Trump Expected to Tell Turkey He Is Ready to Restore Access to F-35 Jets
What the left says
Lean left“Trump Offers Turkey F-35 Access Despite Lingering Russia Intelligence Risk”
Left-leaning coverage frames this development around the unresolved security concern at the heart of the original ban: Turkey still has the Russian S-400 missile defense system, and the U.S. Intelligence community's worry that Russia could use it to study and potentially defeat F-35 stealth technology has not gone away. From this angle, Trump's willingness to reverse his own ban without a clear resolution of the S-400 question looks less like strategic flexibility and more like a concession that weakens a hard-won deterrent posture. Coverage in this vein emphasizes NATO allies' broader anxiety about the reliability of American commitments and asks whether rewarding Turkey's hedge between Moscow and Washington sets a troubling precedent. Advocates for a firm line on Russia-linked hardware see the move as prioritizing a transactional relationship with Erdogan over the collective security architecture NATO depends on.
What the right has said
Inferred right“Trump Moves to Bring Turkey Back Into F-35 Program at NATO Summit”

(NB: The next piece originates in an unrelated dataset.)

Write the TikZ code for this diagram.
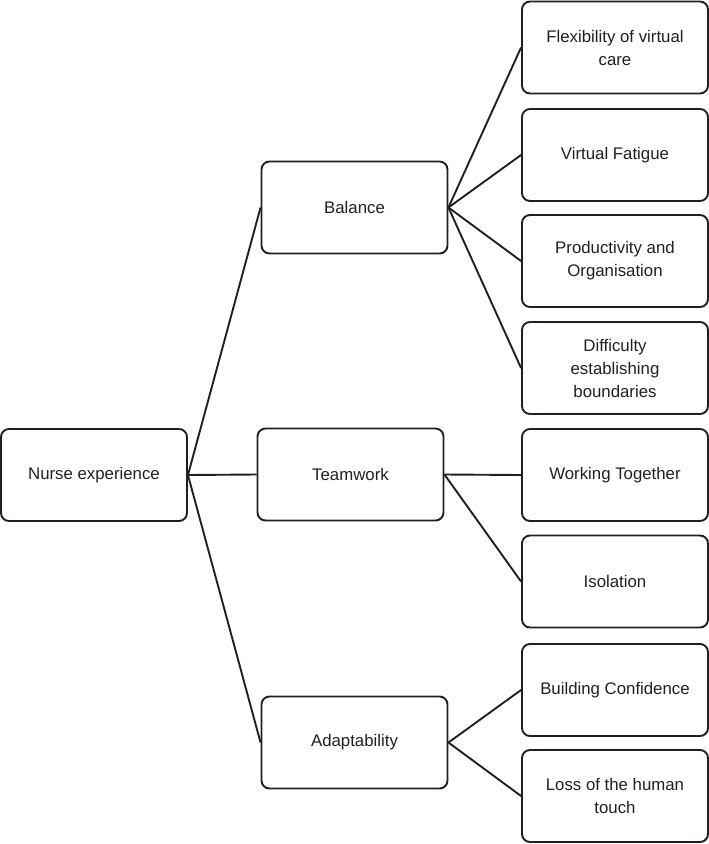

Right-leaning framing tends to read this as Trump doing what career diplomats could not: using direct, personal deal-making to pull a critical NATO ally back into alignment with the West. Turkey is the second-largest military in the alliance, controls strategic chokepoints, and has been drifting toward Moscow for years. Getting Erdogan to the table on F-35s is cast as a win for American leverage, not a surrender of it. The argument here is that excluding Turkey from the program punished an ally without actually solving the S-400 problem, and that Trump's willingness to negotiate from a position of strength offers a realistic path to getting more from Ankara than the Obama-era policy ever managed. The deal-first, conditions-second approach is presented as pragmatic hardball rather than naivety about Russian intentions.